Some of you are familiar with my years-long project, “My Final Photo – If I died in my sleep, this was it.”
Started after my early retirement from The Associated Press, the project is to publish a photo every day chronicling my personal and editorial work.
It began after my annual checkup on November 15, 2004, as I drove from the doctor’s office having been told I was in great shape except for the always too many pounds of extra body weight around my middle.
Stopping at the traffic signal I pondered my future and the scope of what paths my new freedom from reporting to work every day would take me. I joked to myself as the light changed that with my luck I’d probably have some sort of catastrophe strike me such as the dump truck that ran through the yellow signal as I pulled into the intersection.
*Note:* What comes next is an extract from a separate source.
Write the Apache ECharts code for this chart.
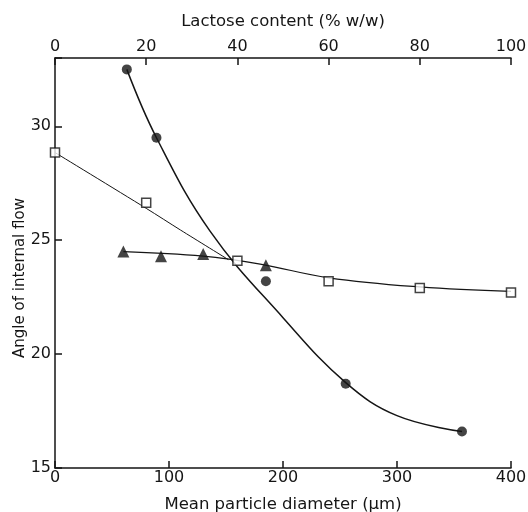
<!DOCTYPE html>
<html>
<head>
<meta charset="utf-8">
<script src="https://cdn.jsdelivr.net/npm/echarts@6/dist/echarts.min.js"></script>
<style>
  html, body { margin: 0; padding: 0; background: #fff; }
  #chart { width: 528px; height: 512px; }
</style>
</head>
<body>
<div id="chart"></div>
<script>
// Mean particle diameter (µm) and angle of internal flow (degrees)
const circleX = [63, 89, 185, 255, 357];
const circleY = [32.5, 29.5, 23.2, 18.7, 16.6];

const squareX = [0, 80, 160, 240, 320, 400];
const squareY = [28.85, 26.65, 24.1, 23.2, 22.9, 22.7];

const triangleX = [60, 93, 130, 185];
const triangleY = [24.5, 24.3, 24.4, 23.9];

// hand-drawn fitted curves, traced point by point
const circleCurveX = [63, 89, 136, 200, 255, 300, 357];
const circleCurveY = [32.5, 29.5, 25.4, 21.6, 18.75, 17.3, 16.6];

const squareCurveX = [0, 80, 110, 152];
const squareCurveY = [28.85, 26.4, 25.45, 24.15];

const flatCurveX = [60, 130, 180, 240, 320, 400];
const flatCurveY = [24.5, 24.3, 23.95, 23.35, 22.95, 22.75];

const bottomTicks = [0, 100, 200, 300, 400];
const topTicks = [0, 20, 40, 60, 80, 100];
const leftTicks = [15, 20, 25, 30];

const pairs = (xs, ys) => xs.map((x, i) => [x, ys[i]]);

const FONT = 'DejaVu Sans';
const INK = '#151515';

const chart = echarts.init(document.getElementById('chart'), null, { renderer: 'canvas' });

chart.setOption({
  backgroundColor: '#fff',
  animation: false,
  grid: { left: 55, right: 17, top: 58, bottom: 44, containLabel: false, outerBoundsMode: 'none' },
  xAxis: [
    {
      type: 'value', position: 'bottom',
      min: bottomTicks[0], max: bottomTicks[bottomTicks.length - 1], interval: 100,
      name: 'Mean particle diameter (µm)', nameLocation: 'middle', nameGap: 28,
      nameMoveOverlap: false,
      nameTextStyle: { fontFamily: FONT, fontSize: 16.5, color: INK },
      axisLine: { show: true, lineStyle: { color: INK, width: 1.5 } },
      axisTick: { show: true, inside: true, length: 7, lineStyle: { color: INK, width: 1.5 } },
      axisLabel: { fontFamily: FONT, fontSize: 16, color: INK, margin: 2 },
      splitLine: { show: false }
    },
    {
      type: 'value', position: 'top',
      min: topTicks[0], max: topTicks[topTicks.length - 1], interval: 20,
      name: 'Lactose content (% w/w)', nameLocation: 'middle', nameGap: 28,
      nameMoveOverlap: false,
      nameTextStyle: { fontFamily: FONT, fontSize: 16.5, color: INK },
      axisLine: { show: true, lineStyle: { color: INK, width: 1.5 } },
      axisTick: { show: true, inside: true, length: 7, lineStyle: { color: INK, width: 1.5 } },
      axisLabel: { fontFamily: FONT, fontSize: 16, color: INK, margin: 3 },
      splitLine: { show: false }
    }
  ],
  yAxis: {
    type: 'value',
    min: leftTicks[0], max: 33, interval: 5,
    name: 'Angle of internal flow', nameLocation: 'middle', nameGap: 27,
    nameMoveOverlap: false,
    nameTextStyle: { fontFamily: FONT, fontSize: 15, color: INK, padding: [0, 30, 0, 0] },
    axisLine: { show: true, lineStyle: { color: INK, width: 1.5 } },
    axisTick: { show: true, inside: true, length: 7, lineStyle: { color: INK, width: 1.5 } },
    axisLabel: {
      fontFamily: FONT, fontSize: 16, color: INK, margin: 4,
      formatter: v => (leftTicks.includes(v) ? String(v) : '')
    },
    splitLine: { show: false }
  },
  series: [
    {
      type: 'line', smooth: 0.4, symbol: 'none', xAxisIndex: 0,
      data: pairs(circleCurveX, circleCurveY),
      lineStyle: { color: INK, width: 1.5 }, z: 2
    },
    {
      type: 'line', smooth: 0.3, symbol: 'none', xAxisIndex: 0,
      data: pairs(squareCurveX, squareCurveY),
      lineStyle: { color: INK, width: 1 }, z: 2
    },
    {
      type: 'line', smooth: 0.4, symbol: 'none', xAxisIndex: 0,
      data: pairs(flatCurveX, flatCurveY),
      lineStyle: { color: INK, width: 1.2 }, z: 2
    },
    {
      type: 'scatter', xAxisIndex: 0, symbol: 'circle', symbolSize: 10,
      data: pairs(circleX, circleY),
      itemStyle: { color: INK }, z: 5
    },
    {
      type: 'scatter', xAxisIndex: 0, symbol: 'rect', symbolSize: 9,
      data: pairs(squareX, squareY),
      itemStyle: { color: '#fff', borderColor: INK, borderWidth: 1.5 }, z: 5
    },
    {
      type: 'scatter', xAxisIndex: 0, symbol: 'triangle', symbolSize: 12,
      data: pairs(triangleX, triangleY),
      itemStyle: { color: INK }, z: 5
    }
  ]
});
</script>
</body>
</html>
Great, I thought. Just my luck! I retire, have every minute of every day to shoot the things I always wanted to do and end up in the grave after some stupid accident. That would be my retirement legacy.
“Poor Gary. He just retired and was killed by an empty dump truck just a mile from his house. I wonder what he’d done since retiring? What had he been shooting? What was his last photo?”
Listening to the imagined voices of my friends in my head I resolved to make sure no one had to ever ask after I was gone what I’d been doing.
I stopped on the way home and shot my first to be published series of photos of the construction of a bridge leading to my house.
Every day since then I’ve published a photo taken that day. Some are from commercial work. Some very personal. Others are taken toward the end of the day when I’m tired and not sure why I’m continuing to shoot the project. Even more are taken at sunrise when I’m eager to continue the exploration.
What’s most exciting about the project is that it forces me to always be thinking and questioning myself about photography. Each night I go over my notes and calendar to see what’s possible for the next day. I check the weather report to see if a photo I’d hoped for might be possible. What techniques do I need to learn better? What have I done before that I can do better? What’s missing in my skill set? Who have I wanted to shoot but haven’t been able to?
Every day is filled with questions and searches. Questions about my work, my success and failures. About how to make it better.
Today’s photo is number 5,000. I’d spent the day doing work other than photography and knew that somewhere down the line I’d probably travel over to Hoover Reservoir for a weather-related photo. It was wet and cloudy most of the day and people weren’t outside.
As I cleared my driveway the weather began to break with the rain clouds moving east and the sun finally glaring in the hot August sky. The rainbow was difficult to miss. It traveled across the entire eastern horizon heavily contrasted against trailing storm clouds.
All I needed was a foreground object for depth and emotional relationship. I traveled the length of Hoover as rapidly as I could fearing being stopped by the police and having an accident.
I found my foreground several blocks from the reservoir at a family’s baseball pickup game. I’m sure they wondered who is the crazy man with cameras running across the field toward our children. However, no one questioned me as I settled into a kneeling position behind the batter with the rainbow as a background.
Photo number 5,000 was now in my camera. A project started almost four years earlier had evolved into a large body of work that represented my collective knowledge of photography, my discovery of new ideas and techniques, and an increased appreciation for keeping myself active after having left the work that kept me active for most of my life.
Today the project continues. I’ve no great idea for what today’s photo will be although I do have several possibilities. There are some things I still don’t do very well and they challenge me.